Information supplied:
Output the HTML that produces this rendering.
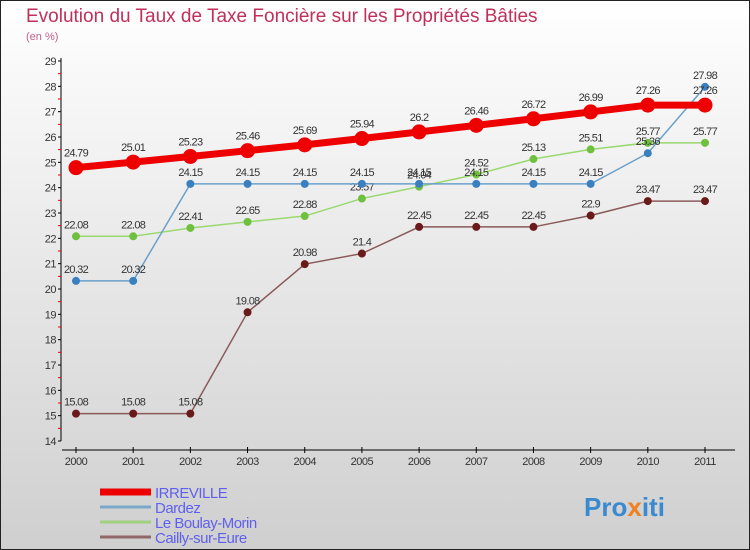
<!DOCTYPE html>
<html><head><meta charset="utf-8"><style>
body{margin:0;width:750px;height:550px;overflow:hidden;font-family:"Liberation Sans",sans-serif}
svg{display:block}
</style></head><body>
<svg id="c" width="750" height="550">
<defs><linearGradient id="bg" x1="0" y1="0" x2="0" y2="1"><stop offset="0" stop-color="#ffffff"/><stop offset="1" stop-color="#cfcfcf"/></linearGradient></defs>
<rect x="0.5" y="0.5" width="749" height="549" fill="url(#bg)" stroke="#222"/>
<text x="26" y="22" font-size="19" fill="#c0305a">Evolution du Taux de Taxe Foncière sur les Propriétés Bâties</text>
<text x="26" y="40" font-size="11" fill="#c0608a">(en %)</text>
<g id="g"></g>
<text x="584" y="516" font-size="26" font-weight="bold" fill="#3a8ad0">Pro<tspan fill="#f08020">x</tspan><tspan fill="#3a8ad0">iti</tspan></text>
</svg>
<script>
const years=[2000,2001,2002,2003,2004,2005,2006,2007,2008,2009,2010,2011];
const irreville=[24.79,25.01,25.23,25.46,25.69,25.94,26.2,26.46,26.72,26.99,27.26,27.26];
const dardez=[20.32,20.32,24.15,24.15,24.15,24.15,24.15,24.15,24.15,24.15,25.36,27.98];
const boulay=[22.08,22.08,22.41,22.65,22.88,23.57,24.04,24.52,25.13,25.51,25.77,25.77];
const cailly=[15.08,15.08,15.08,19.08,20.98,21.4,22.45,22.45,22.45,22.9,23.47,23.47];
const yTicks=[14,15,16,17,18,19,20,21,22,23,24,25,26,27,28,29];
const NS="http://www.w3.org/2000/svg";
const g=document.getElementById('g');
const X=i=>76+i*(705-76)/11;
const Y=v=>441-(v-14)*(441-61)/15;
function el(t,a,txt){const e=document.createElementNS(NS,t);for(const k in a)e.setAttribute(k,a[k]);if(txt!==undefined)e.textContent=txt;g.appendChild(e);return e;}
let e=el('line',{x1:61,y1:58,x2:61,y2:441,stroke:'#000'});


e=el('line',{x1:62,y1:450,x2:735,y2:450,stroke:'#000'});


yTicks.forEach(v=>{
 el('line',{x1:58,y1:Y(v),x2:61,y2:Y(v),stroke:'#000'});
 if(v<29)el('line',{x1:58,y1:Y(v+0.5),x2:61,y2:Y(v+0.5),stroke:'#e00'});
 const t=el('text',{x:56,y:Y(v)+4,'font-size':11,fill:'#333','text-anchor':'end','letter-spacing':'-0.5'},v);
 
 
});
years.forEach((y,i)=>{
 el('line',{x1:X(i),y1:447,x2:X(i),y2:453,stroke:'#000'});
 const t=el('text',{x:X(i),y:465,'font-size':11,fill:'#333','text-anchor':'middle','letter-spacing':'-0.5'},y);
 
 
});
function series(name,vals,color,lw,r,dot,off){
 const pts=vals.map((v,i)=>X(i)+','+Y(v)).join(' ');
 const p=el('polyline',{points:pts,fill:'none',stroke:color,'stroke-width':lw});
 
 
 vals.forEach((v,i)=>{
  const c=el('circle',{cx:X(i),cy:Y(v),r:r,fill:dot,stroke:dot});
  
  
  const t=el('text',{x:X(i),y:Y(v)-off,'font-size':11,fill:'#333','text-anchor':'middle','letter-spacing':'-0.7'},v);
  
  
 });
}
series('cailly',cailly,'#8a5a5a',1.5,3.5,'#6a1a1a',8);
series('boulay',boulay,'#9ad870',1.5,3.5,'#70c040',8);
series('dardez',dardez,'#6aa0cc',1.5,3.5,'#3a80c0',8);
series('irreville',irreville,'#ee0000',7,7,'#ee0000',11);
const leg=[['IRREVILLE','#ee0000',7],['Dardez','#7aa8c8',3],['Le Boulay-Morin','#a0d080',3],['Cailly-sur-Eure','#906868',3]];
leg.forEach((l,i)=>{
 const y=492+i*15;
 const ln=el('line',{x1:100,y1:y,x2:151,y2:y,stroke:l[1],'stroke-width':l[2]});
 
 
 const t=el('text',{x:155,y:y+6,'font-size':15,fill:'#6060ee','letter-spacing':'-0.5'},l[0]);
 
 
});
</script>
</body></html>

Problem statement: Go through the listing above and write it all out exactly, leaving out any picture.

Correct response:
Output the HTML that produces this rendering.
<!DOCTYPE html>
<html><head><meta charset="utf-8"><style>
body{margin:0;width:750px;height:550px;overflow:hidden;font-family:"Liberation Sans",sans-serif}
svg{display:block}
</style></head><body>
<svg id="c" width="750" height="550">
<defs><linearGradient id="bg" x1="0" y1="0" x2="0" y2="1"><stop offset="0" stop-color="#ffffff"/><stop offset="1" stop-color="#cfcfcf"/></linearGradient></defs>
<rect x="0.5" y="0.5" width="749" height="549" fill="url(#bg)" stroke="#222"/>
<text x="26" y="22" font-size="19" fill="#c0305a">Evolution du Taux de Taxe Foncière sur les Propriétés Bâties</text>
<text x="26" y="40" font-size="11" fill="#c0608a">(en %)</text>
<g id="g"></g>
<text x="584" y="516" font-size="26" font-weight="bold" fill="#3a8ad0">Pro<tspan fill="#f08020">x</tspan><tspan fill="#3a8ad0">iti</tspan></text>
</svg>
<script>
const years=[2000,2001,2002,2003,2004,2005,2006,2007,2008,2009,2010,2011];
const irreville=[24.79,25.01,25.23,25.46,25.69,25.94,26.2,26.46,26.72,26.99,27.26,27.26];
const dardez=[20.32,20.32,24.15,24.15,24.15,24.15,24.15,24.15,24.15,24.15,25.36,27.98];
const boulay=[22.08,22.08,22.41,22.65,22.88,23.57,24.04,24.52,25.13,25.51,25.77,25.77];
const cailly=[15.08,15.08,15.08,19.08,20.98,21.4,22.45,22.45,22.45,22.9,23.47,23.47];
const yTicks=[14,15,16,17,18,19,20,21,22,23,24,25,26,27,28,29];
const NS="http://www.w3.org/2000/svg";
const g=document.getElementById('g');
const X=i=>76+i*(705-76)/11;
const Y=v=>441-(v-14)*(441-61)/15;
function el(t,a,txt){const e=document.createElementNS(NS,t);for(const k in a)e.setAttribute(k,a[k]);if(txt!==undefined)e.textContent=txt;g.appendChild(e);return e;}
let e=el('line',{x1:61,y1:58,x2:61,y2:441,stroke:'#000'});


e=el('line',{x1:62,y1:450,x2:735,y2:450,stroke:'#000'});


yTicks.forEach(v=>{
 el('line',{x1:58,y1:Y(v),x2:61,y2:Y(v),stroke:'#000'});
 if(v<29)el('line',{x1:58,y1:Y(v+0.5),x2:61,y2:Y(v+0.5),stroke:'#e00'});
 const t=el('text',{x:56,y:Y(v)+4,'font-size':11,fill:'#333','text-anchor':'end','letter-spacing':'-0.5'},v);
 
 
});
years.forEach((y,i)=>{
 el('line',{x1:X(i),y1:447,x2:X(i),y2:453,stroke:'#000'});
 const t=el('text',{x:X(i),y:465,'font-size':11,fill:'#333','text-anchor':'middle','letter-spacing':'-0.5'},y);
 
 
});
function series(name,vals,color,lw,r,dot,off){
 const pts=vals.map((v,i)=>X(i)+','+Y(v)).join(' ');
 const p=el('polyline',{points:pts,fill:'none',stroke:color,'stroke-width':lw});
 
 
 vals.forEach((v,i)=>{
  const c=el('circle',{cx:X(i),cy:Y(v),r:r,fill:dot,stroke:dot});
  
  
  const t=el('text',{x:X(i),y:Y(v)-off,'font-size':11,fill:'#333','text-anchor':'middle','letter-spacing':'-0.7'},v);
  
  
 });
}
series('cailly',cailly,'#8a5a5a',1.5,3.5,'#6a1a1a',8);
series('boulay',boulay,'#9ad870',1.5,3.5,'#70c040',8);
series('dardez',dardez,'#6aa0cc',1.5,3.5,'#3a80c0',8);
series('irreville',irreville,'#ee0000',7,7,'#ee0000',11);
const leg=[['IRREVILLE','#ee0000',7],['Dardez','#7aa8c8',3],['Le Boulay-Morin','#a0d080',3],['Cailly-sur-Eure','#906868',3]];
leg.forEach((l,i)=>{
 const y=492+i*15;
 const ln=el('line',{x1:100,y1:y,x2:151,y2:y,stroke:l[1],'stroke-width':l[2]});
 
 
 const t=el('text',{x:155,y:y+6,'font-size':15,fill:'#6060ee','letter-spacing':'-0.5'},l[0]);
 
 
});
</script>
</body></html>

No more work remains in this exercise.